The impact of tariffs and regulatory changes can affect vehicle pricing and dealer profit margins. Furthermore, dealers operating in markets heavily influenced by imports or exports can benefit from understanding how trade policies and tax regulations affect vehicle flows and the competitive landscape. 

Key takeaways:

  • North America shows production strength in 2025
    The region’s light vehicle production forecast increased by 241,000 units for 2025, underscoring the resilience of the supply chain. However, outlooks for 2026 and 2027 were lowered due to inventory normalization and ongoing tariff effects.

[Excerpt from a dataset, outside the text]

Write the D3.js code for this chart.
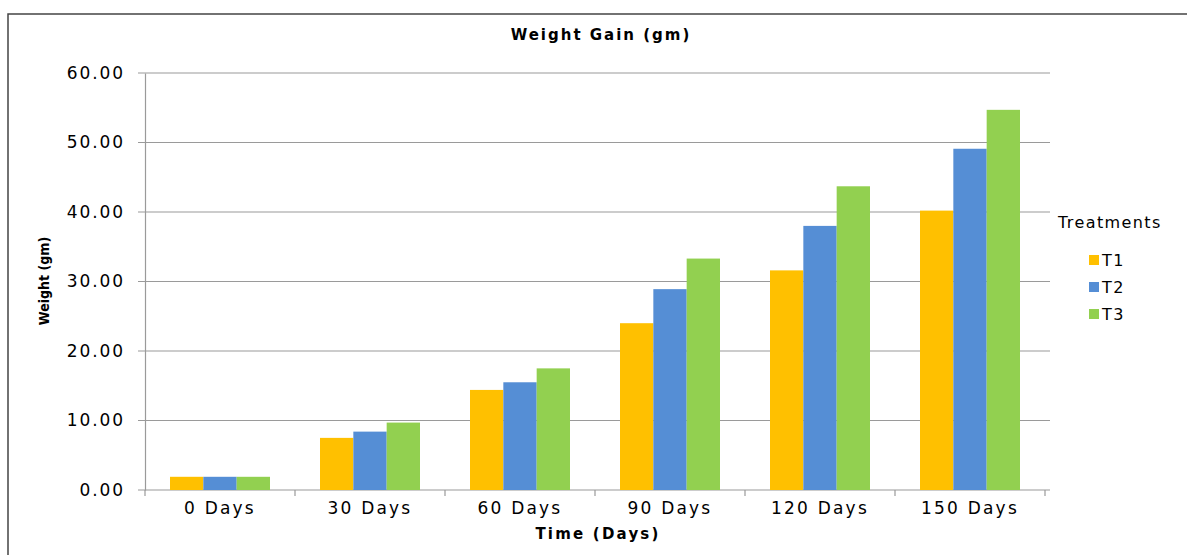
<!DOCTYPE html>
<html>
<head>
<meta charset="utf-8">
<script src="https://cdn.jsdelivr.net/npm/d3@7"></script>
<style>
  body { margin: 0; background: #fff; }
  text { font-family: "DejaVu Sans", "Liberation Sans", Arial, sans-serif; fill: #000; }
</style>
</head>
<body>
<script>
// datos
const categories = ['0 Days', '30 Days', '60 Days', '90 Days', '120 Days', '150 Days'];
const treatments = ['T1', 'T2', 'T3'];
const t1 = [1.9, 7.5, 14.4, 24.0, 31.6, 40.2];
const t2 = [1.9, 8.4, 15.5, 28.9, 38.0, 49.1];
const t3 = [1.9, 9.7, 17.5, 33.3, 43.7, 54.7];
const yTicks = [0, 10, 20, 30, 40, 50, 60];
const colors = ['#FFC000', '#558ED5', '#92D050'];

const WIDTH = 1187, HEIGHT = 555;
const margin = {top: 73, right: 137, bottom: 65, left: 145};
const width = 905, height = 417;

const data = categories.map((c, i) => ({cat: c, T1: t1[i], T2: t2[i], T3: t3[i]}));

const svgRoot = d3.select('body').append('svg')
    .attr('width', WIDTH)
    .attr('height', HEIGHT);

// marco exterior
svgRoot.append('rect')
    .attr('x', 8).attr('y', 14)
    .attr('width', WIDTH + 10).attr('height', HEIGHT + 10)
    .attr('fill', 'none')
    .attr('stroke', '#444')
    .attr('stroke-width', 1.5);

const svg = svgRoot.append('g')
    .attr('transform', `translate(${margin.left},${margin.top})`);

const x0 = d3.scaleBand()
    .domain(categories)
    .range([0, width - 5])
    .paddingInner(0)
    .paddingOuter(0);

const x1 = d3.scaleBand()
    .domain(treatments)
    .range([25, x0.bandwidth() - 25]);

const y = d3.scaleLinear()
    .domain([0, 60])
    .range([height, 0]);

const color = d3.scaleOrdinal().domain(treatments).range(colors);

// lineas de grilla
svg.append('g')
    .selectAll('line')
    .data(yTicks)
    .enter().append('line')
        .attr('x1', -7)
        .attr('x2', width)
        .attr('y1', d => y(d))
        .attr('y2', d => y(d))
        .attr('stroke', '#9a9a9a')
        .attr('stroke-width', 1.2);

// eje y
const yAxis = d3.axisLeft(y).tickValues(yTicks).tickFormat(d3.format('.2f')).tickSize(0).tickPadding(20);
const gy = svg.append('g').call(yAxis);
gy.select('.domain').attr('stroke', '#9a9a9a').attr('stroke-width', 1.2);
gy.selectAll('text')
    .style('font-size', '17px')
    .style('letter-spacing', '1.9px')
    .attr('fill', '#000');

// barras
svg.append('g')
    .selectAll('g')
    .data(data)
    .enter().append('g')
        .attr('transform', d => `translate(${x0(d.cat)},0)`)
    .selectAll('rect')
        .data(d => treatments.map(k => ({key: k, value: d[k]})))
        .enter().append('rect')
            .attr('x', d => x1(d.key))
            .attr('y', d => y(d.value))
            .attr('width', x1.bandwidth())
            .attr('height', d => height - y(d.value))
            .attr('fill', d => color(d.key));

// eje x
const xAxis = d3.axisBottom(x0).tickSize(0).tickPadding(12);
const gx = svg.append('g')
    .attr('transform', `translate(0,${height})`)
    .call(xAxis);
gx.select('.domain').remove();
gx.selectAll('text').style('font-size', '17px').style('letter-spacing', '2.2px').attr('fill', '#000');

// marcas entre categorias
const bounds = categories.map(c => x0(c)).concat([x0.range()[1]]);
svg.append('g')
    .selectAll('line')
    .data(bounds)
    .enter().append('line')
        .attr('x1', d => d).attr('x2', d => d)
        .attr('y1', height).attr('y2', height + 6)
        .attr('stroke', '#9a9a9a')
        .attr('stroke-width', 1.2);

// titulos
svgRoot.append('text')
    .attr('x', 601).attr('y', 40)
    .attr('text-anchor', 'middle')
    .style('font-size', '15px').style('font-weight', 'bold')
    .style('letter-spacing', '2px')
    .text('Weight Gain (gm)');

svgRoot.append('text')
    .attr('x', 598).attr('y', 539)
    .attr('text-anchor', 'middle')
    .style('font-size', '15px').style('font-weight', 'bold')
    .style('letter-spacing', '2.2px')
    .text('Time (Days)');

svgRoot.append('text')
    .attr('transform', 'translate(49,281) rotate(-90)')
    .attr('text-anchor', 'middle')
    .style('font-family', '"Liberation Sans Narrow", "DejaVu Sans Condensed", sans-serif')
    .style('font-size', '14px').style('font-weight', 'bold')
    .text('Weight (gm)');

// leyenda
svgRoot.append('text')
    .attr('x', 1058).attr('y', 228)
    .style('font-size', '16px')
    .style('letter-spacing', '1.4px')
    .text('Treatments');

const legend = svgRoot.selectAll('.legend')
    .data(treatments)
    .enter().append('g')
        .attr('class', 'legend')
        .attr('transform', (d, i) => `translate(1089,${255 + i * 27})`);

legend.append('rect')
    .attr('width', 10).attr('height', 10)
    .attr('fill', color);

legend.append('text')
    .attr('x', 13).attr('y', 5)
    .attr('dy', '0.35em')
    .style('font-size', '16px')
    .style('letter-spacing', '1.5px')
    .text(d => d);
</script>
</body>
</html>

  • Greater China’s production boost fueled by NEV growth
    China’s forecast rose sharply by over 160,000 units for 2025, supported by government subsidies and a booming new energy vehicle market, though foreign brands face competitive headwinds.
  • Europe’s production outlook improved despite inventory reductions
    Europe’s 2025 production forecast increased by 90,000 units, with gains especially in ICE vehicles, due to updated EU regulations and expected tariff reductions starting in 2026.
  • EV production faces volatility
    North American BEV production forecasts were materially reduced, reflecting uncertainty over subsidy programs and emissions standards, which could affect dealer EV inventories.
  • Emerging markets see mixed outcomes
    Brazil’s new tax regime lifts South America’s forecast by 56,000 units, but Argentina’s production is expected to decline. South Asia’s outlook is mixed, with ASEAN exports rising but India facing production challenges and rare earth supply risks.